# Ltspice Help- Analysing Load current of Capacitance multiplier and RC filter circuit??

#### Himanshoo

Joined Apr 3, 2015
265
Hi friends,

I have simulated two circuits, one is an RC filter and other is a Capacitance multiplier.
My aim of experiment is to validate a decrease in Iout (load current) of CM circuit as compared to load current in RC filter circuit.

Theoretically,
Iout (CM circuit) < Iout (RC filter)
Vp-p (CM circuit) < Vp-p (RC filter)

My results:
1.RC filter

Vout (dc) = 0.0458716 ( .op 300ms)
Iout (dc) = 0.00458716

Vout (ac) = 43.7 ~ 48 mV (.tran 300ms)
Iout (ac) = 4.80 ~ 4.37 mA

Vp-p (ripple) = 0.00437018 (.meas)

2.CM circuit

Vout (dc) = 0.323751
Iout (dc) = 0.0323751
Vout (ac) = 322 ~ 327 mV
Iout (ac) = 32.65 ~ 32.15 ma

Vp-p (ripple) = 0.00521016 (.meas)

From the above results its quite clear that implementing CM circuit causes Iout to increase which particularly against the aim of the CM circuit.
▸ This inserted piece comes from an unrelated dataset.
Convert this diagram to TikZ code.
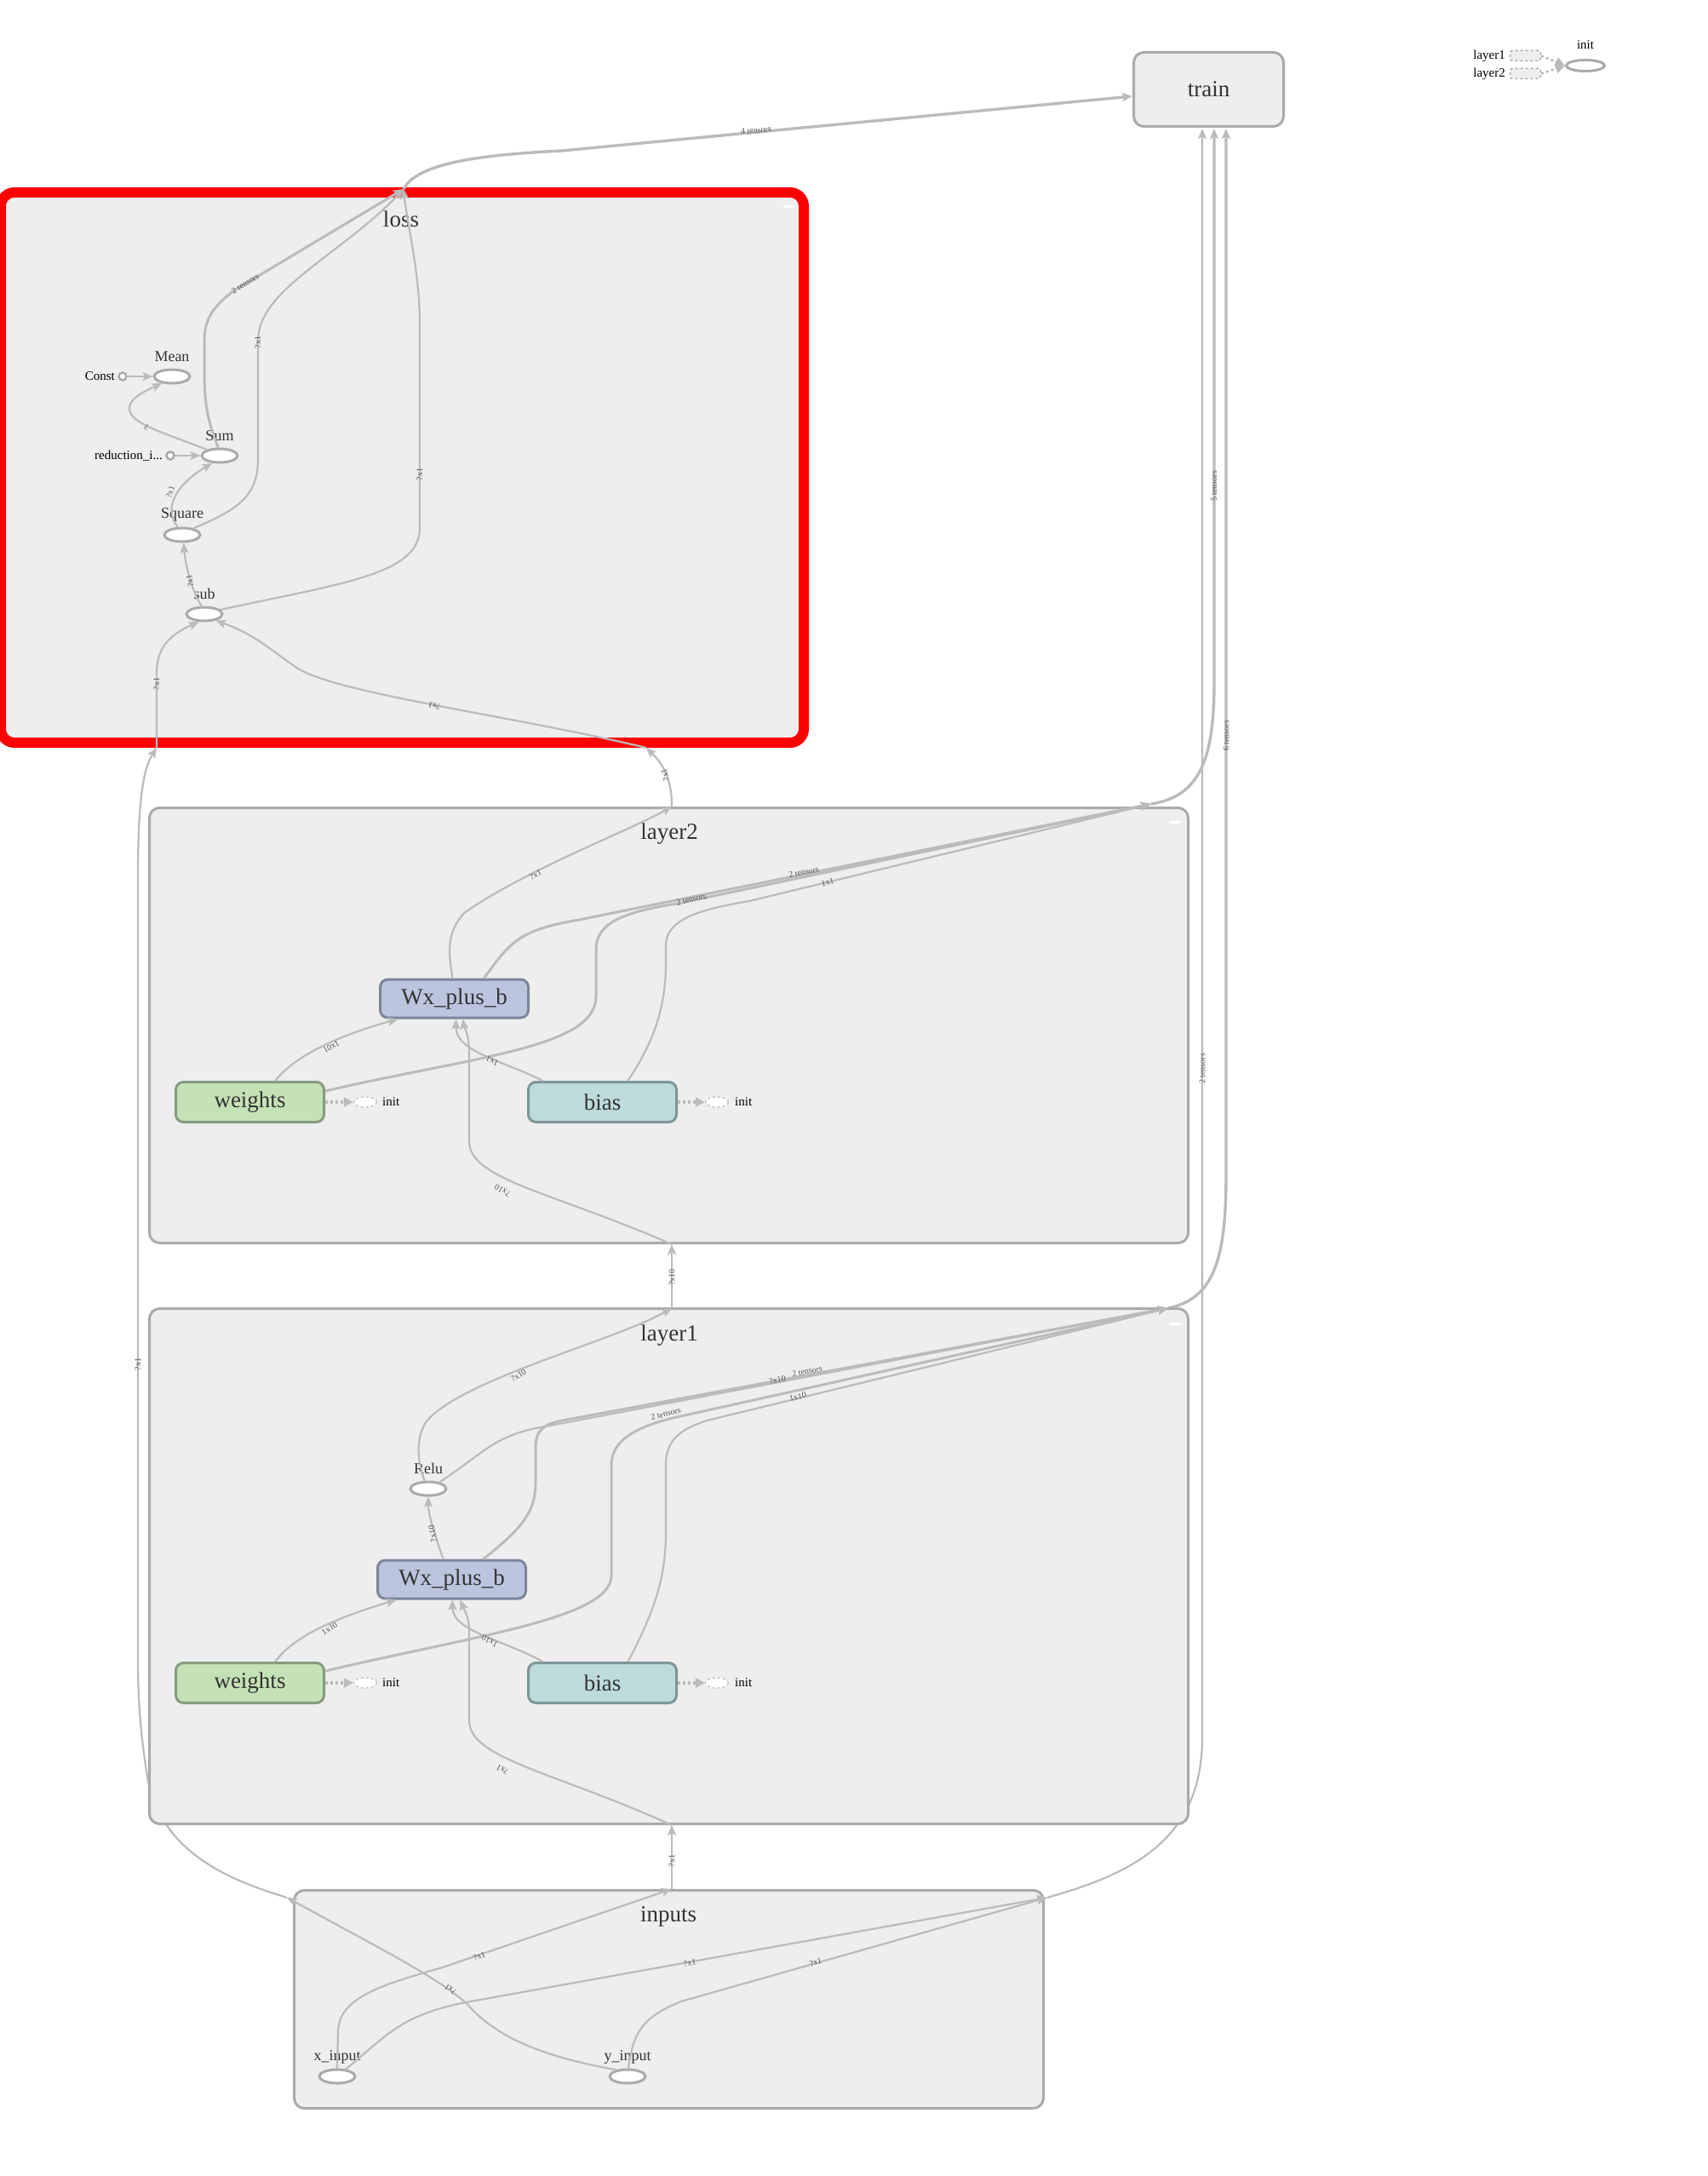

As the CM circuit works by decreasing the load current which according to load POV can be visualised as increase in capacitance.
We can also see the peak to peak ripple voltage in both the circuits, Vp-p for CM circuit should be less than Vp-p ripple of an RC filter, but again the simulations results are quite opposite.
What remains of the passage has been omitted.